Lula, mesmo depois de preso e caluniado, segue sendo um defensor do capitalismo. Antes de ser preso em abril de 2018, ele discursou em frente ao Sindicato dos Metalúrgicos do ABC: “Eu não estou acima da Justiça. Se eu não acreditasse na Justiça, eu não tinha feito partido político. Eu tinha proposto uma revolução nesse país”. Quando foi libertado, 580 dias depois, em novembro de 2019, ele voltou para a frente do sindicato e disse: Tem gente que fala que precisa derrubar o Bolsonaro, tem gente que fala em impeachment. Veja, esse cidadão foi eleito. Democraticamente, nós aceitamos o resultado da eleição. Esse cara tem um mandato de quatro anos”.
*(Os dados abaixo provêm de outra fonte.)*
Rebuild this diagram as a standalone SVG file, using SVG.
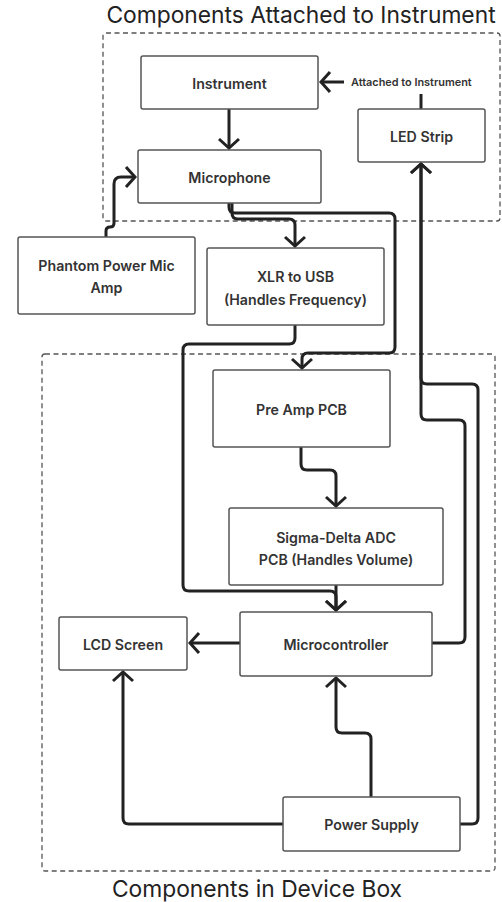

Lula não acredita na revolução, acredita nas instituições burguesas e, portanto, no capitalismo. Por isso ele, o PT, a CUT, junto com PCdoB, UNE e a maioria da direção do PSOL e dos grandes sindicatos, bloquearam o movimento para derrubar Bolsonaro nas ruas e canalizaram o ódio popular para o terreno eleitoral, realizando uma série de aliança com a burguesia no primeiro turno e ampliando-as no segundo turno.

Estamos no combate para eleger Lula em 30 de outubro, esse é o instrumento que está sendo utilizado por jovens e trabalhadores para derrotar Bolsonaro. Mas os revolucionários marxistas não podem esconder suas críticas em meio ao combate, isso seria propagar as ilusões no que é Lula e o PT. Nós combatemos as ilusões, dizemos a verdade. Vamos eleger Lula, mas logo em seguida temos que organizar o combate para cobrar o atendimento dos anseios que estão levando as massas a votar no PT, o anseio de mudança verdadeira. Seja qual for o resultado das urnas, é preciso fortalecer a organização independente e o combate nas ruas, locais de trabalho e estudo, utilizando-se dos métodos do movimento operário: manifestações, greves, ocupações. A luta das massas oprimidas é que pode garantir que a extrema-direita e o bolsonarismo sejam colocados na lata de lixo da história, pois mesmo Bolsonaro sendo derrotado nas eleições, o bolsonarismo continuará vivo. Seguirá a luta de classes e a necessidade de lutar para que o capitalismo, este sistema moribundo que provoca tanta dor e sofrimento, seja varrido da Terra.